## begin Provided records

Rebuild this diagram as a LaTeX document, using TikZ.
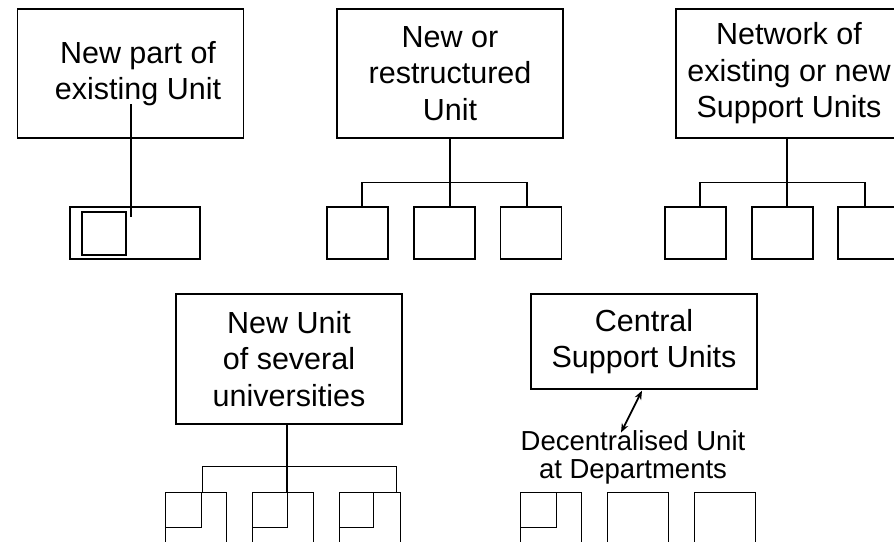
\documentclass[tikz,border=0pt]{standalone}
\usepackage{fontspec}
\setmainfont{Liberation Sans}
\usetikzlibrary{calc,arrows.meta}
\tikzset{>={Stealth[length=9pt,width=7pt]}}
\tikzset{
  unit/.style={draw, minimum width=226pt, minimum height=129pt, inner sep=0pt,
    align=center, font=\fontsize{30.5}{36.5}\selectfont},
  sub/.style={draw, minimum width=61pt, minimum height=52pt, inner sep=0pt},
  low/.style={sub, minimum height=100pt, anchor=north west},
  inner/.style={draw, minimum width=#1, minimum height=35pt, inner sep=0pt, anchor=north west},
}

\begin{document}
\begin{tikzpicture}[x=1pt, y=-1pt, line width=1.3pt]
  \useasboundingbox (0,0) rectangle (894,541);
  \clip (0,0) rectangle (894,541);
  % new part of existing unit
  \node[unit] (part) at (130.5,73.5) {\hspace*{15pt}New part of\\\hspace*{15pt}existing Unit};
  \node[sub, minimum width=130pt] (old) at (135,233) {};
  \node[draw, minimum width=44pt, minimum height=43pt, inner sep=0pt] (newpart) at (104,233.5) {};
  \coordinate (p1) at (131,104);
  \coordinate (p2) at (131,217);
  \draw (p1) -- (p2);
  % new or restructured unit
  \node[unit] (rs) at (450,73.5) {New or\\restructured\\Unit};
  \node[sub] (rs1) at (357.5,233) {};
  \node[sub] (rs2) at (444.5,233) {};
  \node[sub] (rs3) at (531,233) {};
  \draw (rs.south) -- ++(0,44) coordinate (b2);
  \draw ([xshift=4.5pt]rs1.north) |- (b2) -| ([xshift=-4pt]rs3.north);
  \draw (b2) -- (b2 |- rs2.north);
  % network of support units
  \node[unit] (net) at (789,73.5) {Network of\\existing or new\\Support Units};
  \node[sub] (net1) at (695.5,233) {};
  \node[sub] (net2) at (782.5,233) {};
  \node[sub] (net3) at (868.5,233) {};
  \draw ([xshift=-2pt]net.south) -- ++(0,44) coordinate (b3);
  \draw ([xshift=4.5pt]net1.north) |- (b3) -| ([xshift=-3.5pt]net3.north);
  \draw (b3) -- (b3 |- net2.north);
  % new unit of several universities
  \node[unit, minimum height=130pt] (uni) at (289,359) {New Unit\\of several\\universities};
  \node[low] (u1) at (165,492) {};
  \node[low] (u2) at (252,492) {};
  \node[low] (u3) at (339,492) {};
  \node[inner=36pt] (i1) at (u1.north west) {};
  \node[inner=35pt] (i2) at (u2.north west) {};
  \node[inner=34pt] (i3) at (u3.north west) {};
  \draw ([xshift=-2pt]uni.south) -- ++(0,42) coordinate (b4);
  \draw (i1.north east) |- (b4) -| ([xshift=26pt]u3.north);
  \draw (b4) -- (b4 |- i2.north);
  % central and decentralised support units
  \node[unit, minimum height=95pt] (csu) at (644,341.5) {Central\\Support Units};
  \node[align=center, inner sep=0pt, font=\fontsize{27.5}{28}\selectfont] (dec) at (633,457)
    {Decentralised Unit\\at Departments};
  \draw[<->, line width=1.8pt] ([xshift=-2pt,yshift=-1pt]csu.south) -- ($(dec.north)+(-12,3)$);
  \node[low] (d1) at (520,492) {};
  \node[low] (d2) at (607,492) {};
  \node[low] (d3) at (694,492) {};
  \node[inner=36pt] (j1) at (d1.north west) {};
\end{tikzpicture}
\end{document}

## end Provided records
## begin Provided records

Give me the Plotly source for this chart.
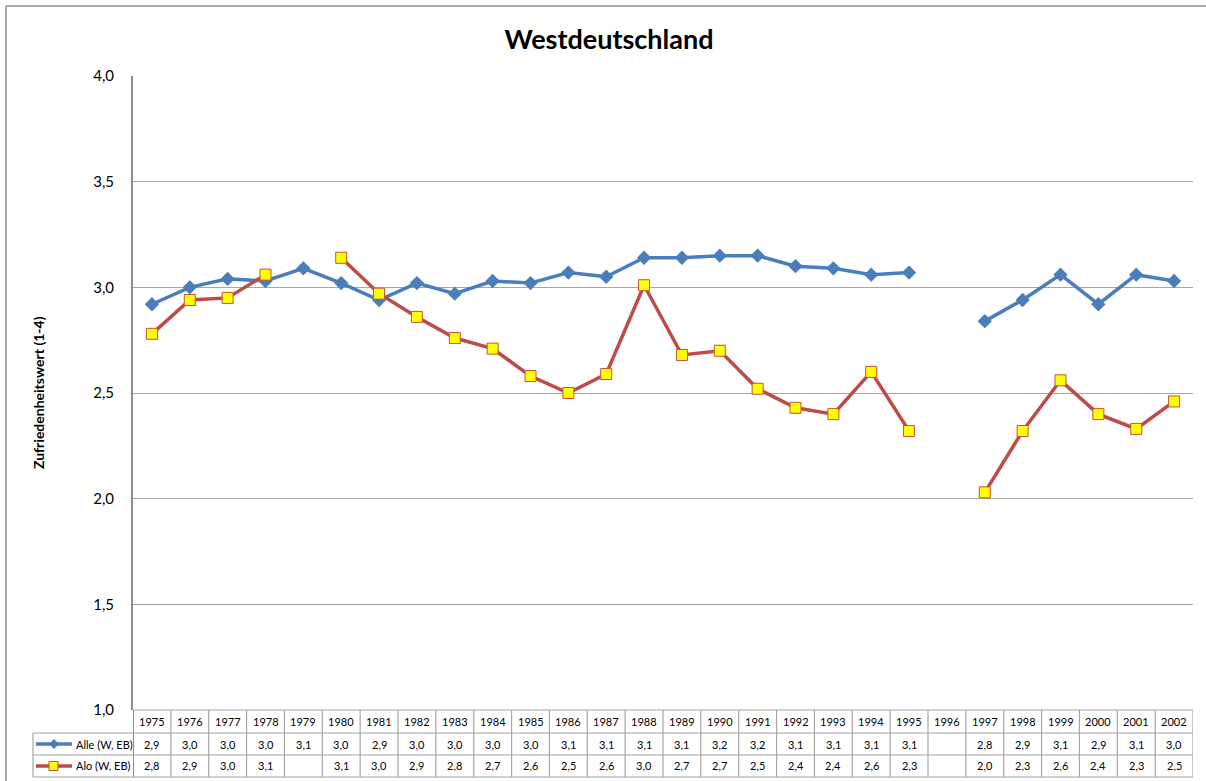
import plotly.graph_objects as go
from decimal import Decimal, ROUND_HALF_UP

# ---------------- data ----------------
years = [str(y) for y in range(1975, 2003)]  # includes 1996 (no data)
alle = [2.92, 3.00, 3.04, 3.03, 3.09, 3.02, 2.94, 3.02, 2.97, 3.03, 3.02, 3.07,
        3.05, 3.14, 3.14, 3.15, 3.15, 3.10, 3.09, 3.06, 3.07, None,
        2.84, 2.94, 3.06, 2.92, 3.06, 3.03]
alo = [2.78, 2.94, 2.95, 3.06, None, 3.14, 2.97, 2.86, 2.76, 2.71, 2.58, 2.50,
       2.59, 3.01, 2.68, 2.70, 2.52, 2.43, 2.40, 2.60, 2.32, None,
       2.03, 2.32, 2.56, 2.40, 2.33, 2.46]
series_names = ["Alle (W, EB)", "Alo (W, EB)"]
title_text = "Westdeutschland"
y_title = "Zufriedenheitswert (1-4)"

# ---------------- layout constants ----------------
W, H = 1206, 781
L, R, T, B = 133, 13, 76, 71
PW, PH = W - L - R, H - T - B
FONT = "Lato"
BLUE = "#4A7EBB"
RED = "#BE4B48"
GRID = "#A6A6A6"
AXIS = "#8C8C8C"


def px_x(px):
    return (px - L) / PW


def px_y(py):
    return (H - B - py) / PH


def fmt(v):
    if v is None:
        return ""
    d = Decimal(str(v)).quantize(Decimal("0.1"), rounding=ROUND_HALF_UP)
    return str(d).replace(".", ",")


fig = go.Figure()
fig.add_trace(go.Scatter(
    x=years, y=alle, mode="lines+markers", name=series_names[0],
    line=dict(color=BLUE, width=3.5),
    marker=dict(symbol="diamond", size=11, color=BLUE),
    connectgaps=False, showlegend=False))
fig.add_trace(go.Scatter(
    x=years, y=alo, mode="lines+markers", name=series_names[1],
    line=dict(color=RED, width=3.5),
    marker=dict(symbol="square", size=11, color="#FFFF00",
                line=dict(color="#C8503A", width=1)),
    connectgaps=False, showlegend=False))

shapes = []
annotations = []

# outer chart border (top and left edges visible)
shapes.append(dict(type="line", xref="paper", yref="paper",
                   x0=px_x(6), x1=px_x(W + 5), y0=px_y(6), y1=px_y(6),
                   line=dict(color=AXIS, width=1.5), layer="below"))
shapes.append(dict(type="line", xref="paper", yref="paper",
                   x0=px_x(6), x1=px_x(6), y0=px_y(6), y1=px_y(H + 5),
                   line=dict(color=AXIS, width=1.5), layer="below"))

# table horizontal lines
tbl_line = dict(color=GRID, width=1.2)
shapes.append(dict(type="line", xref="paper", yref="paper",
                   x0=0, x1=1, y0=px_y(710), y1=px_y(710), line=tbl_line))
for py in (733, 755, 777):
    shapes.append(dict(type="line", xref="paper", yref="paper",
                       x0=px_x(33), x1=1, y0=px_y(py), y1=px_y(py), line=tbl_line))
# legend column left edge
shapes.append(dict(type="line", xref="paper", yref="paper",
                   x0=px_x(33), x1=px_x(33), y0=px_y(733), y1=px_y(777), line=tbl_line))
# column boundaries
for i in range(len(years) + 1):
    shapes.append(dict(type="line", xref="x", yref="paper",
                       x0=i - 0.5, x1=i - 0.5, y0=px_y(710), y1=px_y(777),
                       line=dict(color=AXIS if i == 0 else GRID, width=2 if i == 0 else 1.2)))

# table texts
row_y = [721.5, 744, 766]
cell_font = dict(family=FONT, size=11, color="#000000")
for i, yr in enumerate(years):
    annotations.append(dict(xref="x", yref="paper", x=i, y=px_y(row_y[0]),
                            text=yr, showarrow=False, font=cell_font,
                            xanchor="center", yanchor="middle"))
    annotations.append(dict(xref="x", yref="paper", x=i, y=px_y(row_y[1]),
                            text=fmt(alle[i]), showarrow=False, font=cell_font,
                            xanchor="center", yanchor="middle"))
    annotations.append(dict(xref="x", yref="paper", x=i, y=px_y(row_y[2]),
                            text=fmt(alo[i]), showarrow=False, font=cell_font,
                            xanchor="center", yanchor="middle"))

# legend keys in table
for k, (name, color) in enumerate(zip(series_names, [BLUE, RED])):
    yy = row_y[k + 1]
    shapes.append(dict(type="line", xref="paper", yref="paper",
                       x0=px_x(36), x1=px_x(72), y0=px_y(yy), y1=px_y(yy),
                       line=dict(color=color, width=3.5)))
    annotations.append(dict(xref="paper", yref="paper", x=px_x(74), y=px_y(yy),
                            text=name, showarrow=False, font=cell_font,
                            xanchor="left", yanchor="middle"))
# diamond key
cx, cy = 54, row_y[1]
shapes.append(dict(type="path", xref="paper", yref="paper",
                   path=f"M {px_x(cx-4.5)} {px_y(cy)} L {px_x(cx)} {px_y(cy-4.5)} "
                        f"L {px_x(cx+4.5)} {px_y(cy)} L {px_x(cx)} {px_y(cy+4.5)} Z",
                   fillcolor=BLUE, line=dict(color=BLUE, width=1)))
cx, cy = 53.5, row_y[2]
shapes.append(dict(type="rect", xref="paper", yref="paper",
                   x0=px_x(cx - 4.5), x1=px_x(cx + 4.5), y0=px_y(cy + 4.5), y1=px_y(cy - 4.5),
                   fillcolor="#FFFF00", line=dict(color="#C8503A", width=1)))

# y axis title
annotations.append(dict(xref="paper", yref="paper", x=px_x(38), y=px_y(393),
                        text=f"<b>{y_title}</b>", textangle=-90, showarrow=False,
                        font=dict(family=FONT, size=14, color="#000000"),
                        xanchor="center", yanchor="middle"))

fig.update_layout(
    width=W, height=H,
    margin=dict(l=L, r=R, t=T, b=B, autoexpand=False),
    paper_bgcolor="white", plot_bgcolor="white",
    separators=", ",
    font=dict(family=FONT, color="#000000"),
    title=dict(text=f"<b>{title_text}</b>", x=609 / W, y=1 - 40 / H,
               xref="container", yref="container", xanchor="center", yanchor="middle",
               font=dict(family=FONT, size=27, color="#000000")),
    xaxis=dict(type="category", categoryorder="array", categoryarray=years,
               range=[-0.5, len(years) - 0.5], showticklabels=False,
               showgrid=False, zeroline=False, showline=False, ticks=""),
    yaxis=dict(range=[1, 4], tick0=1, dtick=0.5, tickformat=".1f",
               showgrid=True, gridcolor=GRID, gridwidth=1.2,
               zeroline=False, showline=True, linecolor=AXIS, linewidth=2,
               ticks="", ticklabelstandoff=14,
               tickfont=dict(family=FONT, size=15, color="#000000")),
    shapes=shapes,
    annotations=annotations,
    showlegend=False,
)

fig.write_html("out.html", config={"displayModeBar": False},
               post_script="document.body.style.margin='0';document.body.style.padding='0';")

## end Provided records

_Exercise goal_.
Find all lines with "this" in them and copy each one.

_Result of the task_.
Rebuild this diagram as a LaTeX document, using TikZ.
Give me the Plotly source for this chart.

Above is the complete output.